Enter, Mahwah Council President Robert Hermansen on facebook:
In his post, Mr. Hermansen seems to claim that relocation of the eruv is part of the agreement signed by the Township:
Where does the agreement say that?
Let’s be clear about what the agreement does and doesn’t do.
- It lays out all the terms:
This Agreement sets forth the terms and conditions under which the Parties mutually agree to resolve any and all claims as between them set forth in the Complaint, including all claims against each Parties’ officials, agents, representatives, and employees.
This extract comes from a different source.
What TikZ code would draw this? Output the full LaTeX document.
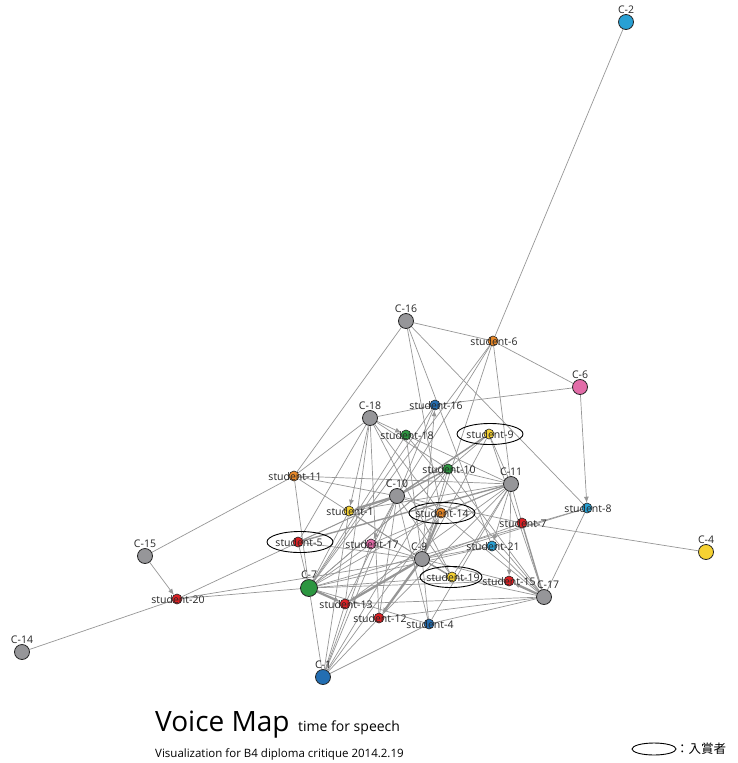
\documentclass[tikz,border=0pt]{standalone}
\usepackage{fontspec}
\setmainfont{Open Sans}
\newfontfamily\jpfont{Noto Sans CJK JP}
\usetikzlibrary{backgrounds,arrows.meta,shapes.geometric}

\definecolor{ngray}{RGB}{150,150,153}
\definecolor{nblue}{RGB}{35,110,178}
\definecolor{nsky}{RGB}{40,160,212}
\definecolor{norange}{RGB}{232,136,40}
\definecolor{npink}{RGB}{226,108,168}
\definecolor{nred}{RGB}{222,32,36}
\definecolor{ngreen}{RGB}{44,150,64}
\definecolor{nyellow}{RGB}{246,210,50}
\definecolor{edgegray}{RGB}{150,150,150}

\begin{document}
\begin{tikzpicture}[x=1pt,y=-1pt,
  cnode/.style={circle,draw=black!85,line width=0.8pt,minimum size=15pt,inner sep=0pt,fill=ngray},
  snode/.style={circle,draw=black!85,line width=0.6pt,minimum size=10pt,inner sep=0pt},
  clabel/.style={font=\fontsize{10.5}{11}\selectfont,text=black!85,inner sep=0.5pt,label distance=0pt},
  slabel/.style={font=\fontsize{10.5}{11}\selectfont,text=black!85,inner sep=0pt,xshift=1pt,yshift=-1pt},
  winner/.style={draw=black,ellipse,line width=0.9pt,minimum width=66pt,minimum height=21pt,inner sep=0pt},
  link/.style={draw=edgegray,line width=0.7pt},
  mid/.style={draw=edgegray,line width=1.4pt},
  heavy/.style={draw=edgegray,line width=2.3pt},
  tip/.style={-{Latex[length=6pt,width=5pt]}},
]
\useasboundingbox (0,0) rectangle (737,763);

% works under critique
\node[cnode,fill=nsky,label={[clabel]above:C-2}] (C2) at (626,22) {};
\node[cnode,label={[clabel]above:C-16}] (C16) at (406,321) {};
\node[cnode,fill=npink,label={[clabel]above:C-6}] (C6) at (580,387) {};
\node[cnode,label={[clabel]above:C-18}] (C18) at (370,418) {};
\node[cnode,label={[clabel]above:C-11}] (C11) at (511,484) {};
\node[cnode,label={[clabel]above:C-10}] (C10) at (397,496) {};
\node[cnode,label={[clabel,xshift=-3pt]above:C-9}] (C9) at (422,559) {};
\node[cnode,fill=nyellow,label={[clabel]above:C-4}] (C4) at (706,552) {};
\node[cnode,label={[clabel,xshift=4pt]above:C-17}] (C17) at (544,597) {};
\node[cnode,fill=ngreen,minimum size=17pt,label={[clabel]above:C-7}] (C7) at (309,588) {};
\node[cnode,label={[clabel]above:C-15}] (C15) at (145,556) {};
\node[cnode,label={[clabel]above:C-14}] (C14) at (22,652) {};
\node[cnode,fill=nblue,label={[clabel]above:C-1}] (C1) at (323,677) {};

% students
\node[snode,fill=norange,label={[slabel]center:student-6}] (s6) at (493,341) {};
\node[snode,fill=nblue,label={[slabel]center:student-16}] (s16) at (435,405) {};
\node[snode,fill=ngreen,label={[slabel]center:student-18}] (s18) at (406,435) {};
\node[snode,fill=nyellow,label={[slabel]center:student-9}] (s9) at (489,434) {};
\node[snode,fill=ngreen,label={[slabel]center:student-10}] (s10) at (448,469) {};
\node[snode,fill=norange,label={[slabel]center:student-11}] (s11) at (294,476) {};
\node[snode,fill=nyellow,label={[slabel]center:student-1}] (s1) at (349,511) {};
\node[snode,fill=norange,label={[slabel]center:student-14}] (s14) at (441,513) {};
\node[snode,fill=nsky,label={[slabel]center:student-8}] (s8) at (587,508) {};
\node[snode,fill=nred,label={[slabel]center:student-7}] (s7) at (522,523) {};
\node[snode,fill=nred,label={[slabel]center:student-5}] (s5) at (298,542) {};
\node[snode,fill=npink,label={[slabel]center:student-17}] (s17) at (371,544) {};
\node[snode,fill=nsky,label={[slabel]center:student-21}] (s21) at (492,546) {};
\node[snode,fill=nyellow,label={[slabel]center:student-19}] (s19) at (452,577) {};
\node[snode,fill=nred,label={[slabel,xshift=-1pt]center:student-15}] (s15) at (509,581) {};
\node[snode,fill=nred,label={[slabel]center:student-20}] (s20) at (177,599) {};
\node[snode,fill=nred,label={[slabel]center:student-13}] (s13) at (345,604) {};
\node[snode,fill=nred,label={[slabel]center:student-12}] (s12) at (379,618) {};
\node[snode,fill=nblue,label={[slabel]center:student-4}] (s4) at (429,624) {};

% prize winners
\node[winner] (w9) at (490,434) {};
\node[winner] (w14) at (442,513) {};
\node[winner] (w5) at (300,542) {};
\node[winner,minimum width=62pt] (w19) at (451,577) {};

\begin{pgfonlayer}{background}
  % thin connections
  \foreach \a/\b in {C2/s6,C16/s6,C16/s11,C16/s8,C16/s14,C16/s21,
      C6/s6,C6/s16,C4/s7,C14/s20,C15/s11,
      C18/s16,C18/s11,C18/s5,C18/s13,C18/s12,C18/s14,C18/s10,C18/s19,
      C10/s11,C10/s14,C10/s5,C10/s20,C10/s6,C10/s7,C10/s9,C10/s4,C10/s13,C10/s19,C10/s12,
      C9/s19,C9/s11,C9/s5,C9/s20,C9/s1,C9/s17,C9/s18,C9/s21,C9/s4,C9/s6,C9/s8,C9/s9,C9/s7,C9/s10,C9/s15,
      C11/s11,C11/s6,C11/s9,C11/s10,C11/s14,C11/s7,C11/s17,C11/s1,C11/s4,C11/s13,C11/s12,C11/s19,C11/s18,
      C7/s4,C7/s11,C7/s5,C7/s20,C7/s6,C7/s1,C7/s17,C7/s14,C7/s18,C7/s10,C7/s9,C7/s19,C7/s16,C7/s15,C7/s21,C7/s8,
      C17/s19,C17/s21,C17/s4,C17/s8,C17/s13,C17/s12,C17/s9,C17/s10,C17/s18,C17/s14,
      C1/s13,C1/s12,C1/s4,C1/s1,C1/s17,C1/s14,C1/s16,C1/s10,C1/C7}
    \draw[link] (\a) -- (\b);
  % thin connections with arrow heads
  \foreach \a/\b in {C6/s8,C15/s20,C18/s18,C18/s1,C10/s17,C11/s21,C11/s15,C9/s16}
    \draw[link,tip] (\a) -- (\b);
  % heavier connections
  \foreach \a/\b in {C10/s10,C17/s7,C11/s5,C9/s19,C10/s9}
    \draw[mid] (\a) -- (\b);
  \foreach \a/\b in {C10/s1,C9/s13,C9/s12,C9/s14,C7/s13,C17/s15}
    \draw[heavy,tip] (\a) -- (\b);
\end{pgfonlayer}

% title and legend
\node[anchor=base west,inner sep=0pt,font=\fontsize{28}{30}\selectfont] (title) at (155,731) {Voice Map};
\node[anchor=base west,inner sep=0pt,font=\fontsize{14}{16}\selectfont] (sub) at (298,731) {time for speech};
\node[anchor=base west,inner sep=0pt,font=\fontsize{11.5}{13}\selectfont] (note) at (155,757) {Visualization for B4 diploma critique 2014.2.19};
\node[draw=black,ellipse,line width=0.9pt,minimum width=44pt,minimum height=12pt,inner sep=0pt] (key) at (654,749) {};
\node[anchor=west,inner sep=0pt,font=\jpfont\fontsize{12.5}{14}\selectfont] (keytext) at (676,749) {：入賞者};
\end{tikzpicture}
\end{document}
For the avoidance of doubt, this Agreement shall also resolve all claims or potential claims as between the Parties related to acts or omissions by the Parties (including through their officials, agents, representatives, and employees) with respect to the lechis and/or Eruv that occurred up until and through the date of execution of this Agreement, including any and all claims for reimbursement of costs for Litigation expenses, attorneys’ fees and Litigation costs up to and through the date of this Agreement (which might have required payment by Defendant to Plaintiffs of approximately $311,000.00). (paragraph 2(a)) (emphasis added)
- It speaks to payment from Mahwah: The $10,000 payment (or additional amount negotiated in the next 20 days) relates to legal fees and costs only.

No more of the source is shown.